In 1861 the liberal Mexican Benito Juárez (1806-1872) became president of a country in financial ruin, and he was forced to default on his debts to European governments. In response, France, Britain and Spain sent naval forces to Veracruz to demand reimbursement. Britain and Spain negotiated with Mexico and withdrew, but France, ruled by Napoleon III (1808-1873), decided to use the opportunity to carve a dependent empire out of Mexican territory. Late in 1861, a well-armed French fleet stormed Veracruz, landing a large French force and driving President Juárez and his government into retreat.
Certain that success would come swiftly, 6,000 French Troops under General Charles Latrille de Lorencez (1814-1892) set out to attack Puebla de Los Angeles, a small town in east-central Mexico. From his new headquarters in the north, Juárez rounded up a rag-tag force of 2,000 loyal men—many of them either indigenous Mexicans or of mixed ancestry—and sent them to Puebla. Led by Texas-born General Ignacio Zaragoza (1829-1862), the vastly outnumbered and poorly supplied Mexicans fortified the town and prepared for the French assault. On May 5, 1862, Lorencez drew his army, well provisioned and supported by heavy artillery, before the city of Puebla and led an assault from the north. The battle lasted from daybreak to early evening, and when the French finally retreated they had lost nearly 500 soldiers. Fewer than 100 Mexicans had been killed in the clash.

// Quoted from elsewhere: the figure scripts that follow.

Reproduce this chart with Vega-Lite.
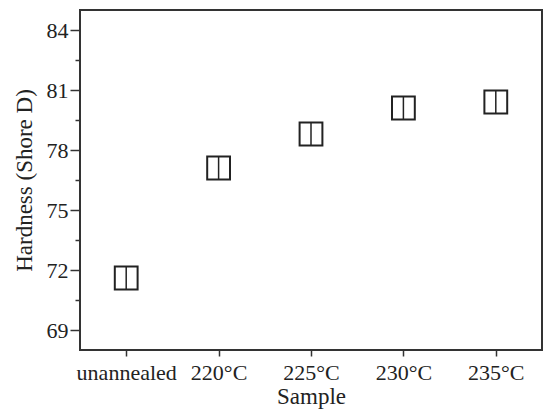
{
  "$schema": "https://vega.github.io/schema/vega-lite/v6.json",
  "width": 462,
  "height": 340,
  "autosize": {"type": "none"},
  "padding": {"left": 80, "top": 10, "right": 4, "bottom": 65},
  "background": "white",
  "config": {
    "view": {"stroke": "#333333", "strokeWidth": 2},
    "font": "Liberation Serif",
    "axis": {
      "labelFont": "Liberation Serif",
      "titleFont": "Liberation Serif",
      "labelFontSize": 22,
      "titleFontSize": 23,
      "titleFontWeight": "normal",
      "labelColor": "#222222",
      "titleColor": "#222222",
      "tickColor": "#333333",
      "tickWidth": 1.5,
      "domain": false,
      "grid": false
    }
  },
  "data": {
    "values": [
      {"sample": "unannealed", "hardness": 71.6, "lo": 71.05, "hi": 72.15},
      {"sample": "220°C", "hardness": 77.1, "lo": 76.55, "hi": 77.65},
      {"sample": "225°C", "hardness": 78.8, "lo": 78.25, "hi": 79.35},
      {"sample": "230°C", "hardness": 80.1, "lo": 79.55, "hi": 80.65},
      {"sample": "235°C", "hardness": 80.4, "lo": 79.85, "hi": 80.95}
    ]
  },
  "layer": [
    {
      "mark": {"type": "rule", "color": "#222222", "strokeWidth": 1.5},
      "encoding": {
        "x": {
          "field": "sample",
          "type": "ordinal",
          "sort": null,
          "scale": {"type": "point", "padding": 0.5},
          "axis": {
            "title": "Sample",
            "labelAngle": 0,
            "tickSize": 6,
            "labelPadding": 6,
            "titlePadding": 2
          }
        },
        "y": {
          "field": "lo",
          "type": "quantitative",
          "scale": {"domain": [68, 85], "nice": false, "zero": false},
          "axis": {
            "title": "Hardness (Shore D)",
            "values": [69, 70.5, 72, 73.5, 75, 76.5, 78, 79.5, 81, 82.5, 84],
            "tickCount": 30,
            "labelExpr": "datum.value % 3 == 0 ? format(datum.value, 'd') : ''",
            "labelOverlap": false,
            "tickSize": {"condition": {"test": "datum.value % 3 == 0", "value": 10}, "value": 5},
            "labelPadding": 2,
            "titlePadding": 10
          }
        },
        "y2": {"field": "hi"}
      }
    },
    {
      "mark": {"type": "point", "shape": "square", "filled": false, "size": 520, "stroke": "#222222", "strokeWidth": 2, "opacity": 1},
      "encoding": {
        "x": {"field": "sample", "type": "ordinal", "sort": null},
        "y": {"field": "hardness", "type": "quantitative"}
      }
    }
  ]
}
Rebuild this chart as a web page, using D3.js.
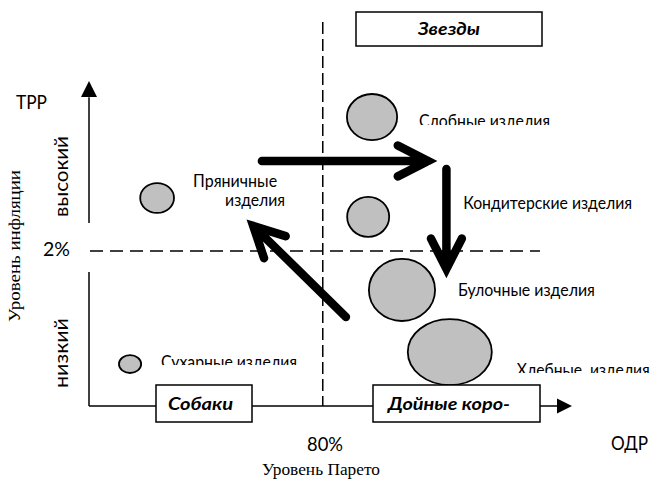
<!DOCTYPE html>
<html>
<head>
<meta charset="utf-8">
<script src="https://cdn.jsdelivr.net/npm/d3@7"></script>
<style>
    body { margin: 0; background: #fff; }
    svg { display: block; }
    .sans { font-family: Lato, "Open Sans", sans-serif; fill: #000; }
    .serif { font-family: "Liberation Serif", "DejaVu Serif", serif; fill: #000; }
</style>
</head>
<body>
<div id="chart"></div>
<script>
// matrix values: both axes run 0..100
var products = ["Пряничные изделия", "Слобные изделия", "Кондитерские изделия", "Булочные изделия", "Хлебные  изделия", "Сухарные изделия"];
var paretoShare = [14.1, 58.6, 57.8, 64.8, 74.7, 8.5];
var inflation = [64.0, 88.9, 58.2, 35.7, 16.6, 12.9];
var bubbleW = [7.0, 10.4, 8.7, 13.7, 17.4, 4.6];
var bubbleH = [9.2, 14.2, 12.3, 19.1, 20.3, 5.5];

var paretoCut = 48.4, paretoCutLabel = "80%";
var inflationCut = 47.7, inflationCutLabel = "2%";

var quadrants = ["Звезды", "Собаки", "Дойные коро-"];

// movement arrows between quadrants
var moveFromX = [35.8, 74.0, 53.2];
var moveFromY = [75.4, 72.9, 27.4];
var moveToX = [70.2, 74.0, 34.0];
var moveToY = [75.4, 42.2, 55.4];

var W = 653, H = 481;

var svg = d3.select("#chart").append("svg")
    .attr("width", W)
    .attr("height", H);

var x = d3.scaleLinear().domain([0, 100]).range([89, 572]),
    y = d3.scaleLinear().domain([0, 100]).range([406, 81]);

var defs = svg.append("defs");

// text stretched to the width it has in the picture
function label(parent, cls, size, txt, len) {
    var t = parent.append("text")
        .attr("class", cls)
        .style("font-size", size + "px")
        .attr("xml:space", "preserve")
        .style("white-space", "pre")
        .text(txt);
    if (len) t.attr("textLength", len).attr("lengthAdjust", "spacingAndGlyphs");
    return t;
}

// axes with arrow tips
svg.append("line")
    .attr("x1", x(0)).attr("y1", y(0))
    .attr("x2", x(97)).attr("y2", y(0))
    .attr("stroke", "#000").attr("stroke-width", 1.5);
svg.append("line")
    .attr("x1", x(0)).attr("y1", y(0))
    .attr("x2", x(0)).attr("y2", y(95))
    .attr("stroke", "#000").attr("stroke-width", 1.5);
svg.append("path")
    .attr("d", "M" + x(100) + "," + y(0) + "l-15,-7.5v15z");
svg.append("path")
    .attr("d", "M" + x(0) + "," + y(100) + "l-8,16h16z");

// white label frame hiding the axis around "2%"
svg.append("rect")
    .attr("x", 40).attr("y", y(inflationCut) - 28)
    .attr("width", 52).attr("height", 49)
    .attr("fill", "#fff");

// thresholds
svg.append("line")
    .attr("x1", x(paretoCut)).attr("y1", 22)
    .attr("x2", x(paretoCut)).attr("y2", y(0))
    .attr("stroke", "#000").attr("stroke-width", 1.5)
    .attr("stroke-dasharray", "12,5");
svg.append("line")
    .attr("x1", x(0) + 1).attr("y1", y(inflationCut))
    .attr("x2", 540).attr("y2", y(inflationCut))
    .attr("stroke", "#000").attr("stroke-width", 1.5)
    .attr("stroke-dasharray", "13,7");

// bubbles
var bubbles = products.map(function (name, i) {
    return {name: name, px: paretoShare[i], inf: inflation[i], w: bubbleW[i], h: bubbleH[i]};
});

svg.selectAll("ellipse.bubble")
    .data(bubbles)
    .enter().append("ellipse")
    .attr("class", "bubble")
    .attr("cx", function (d) { return x(d.px); })
    .attr("cy", function (d) { return y(d.inf); })
    .attr("rx", function (d) { return (x(d.w) - x(0)) / 2; })
    .attr("ry", function (d) { return (y(0) - y(d.h)) / 2; })
    .attr("fill", "#c0c0c0")
    .attr("stroke", "#000")
    .attr("stroke-width", 1.8);

// labels: offset from bubble centre, width, and where the text frame cuts them (px from baseline)
var labelDx = [36, 47, 95, 56, 67, 31],
    labelDy = [-11, 10, -8, 6, 24, 4],
    labelLen = [84, 131, 169, 137, 133, 136],
    labelCut = [null, -2, null, null, -3, -3];

bubbles.forEach(function (d, i) {
    var lx = x(d.px) + labelDx[i],
        ly = y(d.inf) + labelDy[i];
    var g = svg.append("g");
    if (labelCut[i] !== null) {
        var id = "cut" + i;
        defs.append("clipPath").attr("id", id)
            .append("rect")
            .attr("x", lx - 5).attr("y", ly - 30)
            .attr("width", 200).attr("height", 30 + labelCut[i]);
        g.attr("clip-path", "url(#" + id + ")");
    }
    if (i === 0) {
        var parts = d.name.split(" ");
        label(g, "sans", 16.5, parts[0], labelLen[i]).attr("x", lx).attr("y", ly);
        label(g, "sans", 16.5, parts[1], 60).attr("x", lx + 32).attr("y", ly + 19);
    } else {
        label(g, "sans", 16.5, d.name, labelLen[i]).attr("x", lx).attr("y", ly);
    }
});

// quadrant frames
var boxes = [
    {x: 356, y: 12, w: 186, h: 34, tx: 418, len: 62},
    {x: 156, y: 385, w: 96, h: 37, tx: 168, len: 65},
    {x: 373, y: 385, w: 167, h: 37, tx: 388, len: 122}
];
boxes.forEach(function (b, i) {
    svg.append("rect")
        .attr("x", b.x).attr("y", b.y)
        .attr("width", b.w).attr("height", b.h)
        .attr("fill", "#fff").attr("stroke", "#000").attr("stroke-width", 1.5);
    label(svg, "sans", 17.5, quadrants[i], b.len)
        .attr("x", b.tx).attr("y", b.y + b.h / 2 + 6)
        .style("font-weight", "bold")
        .style("font-style", "italic");
});

// arrows
var head = 34, spread = 27 * Math.PI / 180;
moveFromX.forEach(function (fx, i) {
    var x0 = x(fx), y0 = y(moveFromY[i]),
        x1 = x(moveToX[i]), y1 = y(moveToY[i]),
        a = Math.atan2(y1 - y0, x1 - x0);
    var d = "M" + x0 + "," + y0 + "L" + x1 + "," + y1 +
        "M" + (x1 - head * Math.cos(a - spread)) + "," + (y1 - head * Math.sin(a - spread)) +
        "L" + x1 + "," + y1 +
        "L" + (x1 - head * Math.cos(a + spread)) + "," + (y1 - head * Math.sin(a + spread));
    svg.append("path")
        .attr("d", d)
        .attr("fill", "none")
        .attr("stroke", "#000")
        .attr("stroke-width", 8.5)
        .attr("stroke-linecap", "round")
        .attr("stroke-linejoin", "miter");
});

// axis titles
label(svg, "sans", 19.5, "ТРР", 31).attr("x", 16).attr("y", 109);
label(svg, "sans", 18.5, inflationCutLabel, 27).attr("x", 43).attr("y", y(inflationCut) + 5);
label(svg, "sans", 20, "высокий", 81)
    .attr("transform", "translate(68,217) rotate(-90)");
label(svg, "sans", 20, "низкий", 70)
    .attr("transform", "translate(68,388) rotate(-90)");
label(svg, "serif", 17.5, "Уровень инфляции", 152)
    .attr("transform", "translate(20,322) rotate(-90)");
label(svg, "sans", 19, paretoCutLabel, 36).attr("x", 307).attr("y", 451);
label(svg, "serif", 17, "Уровень Парето", 118).attr("x", 262).attr("y", 475);
label(svg, "sans", 19, "ОДР", 37).attr("x", 611).attr("y", 450);
</script>
</body>
</html>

Within Mexico, Cinco de Mayo is primarily observed in the state of Puebla, where Zaragoza’s unlikely triumph occurred, although other parts of the country also take part in the celebration. Traditions include military parades, recreations of the Battle of Puebla and other festive events. For many Mexicans, however, May 5 is a day like any other: It is not a federal holiday, so offices, banks and stores remain open.
In the United States, Cinco de Mayo is widely interpreted as a celebration of Mexican culture and heritage, particularly in areas with substantial Mexican-American populations. Chicano activists raised awareness of the holiday in the 1960s, in part because they identified with the victory of indigenous Mexicans over European invaders during the Battle of Puebla. Today, revelers mark the occasion with parades, parties, mariachi music, Mexican folk dancing and traditional foods such as tacos and mole poblano. Some of the largest festivals are held in Los Angeles, Chicago and Houston.
However you decide to go about celebrating Cinco de Mayo, make sure you have fun!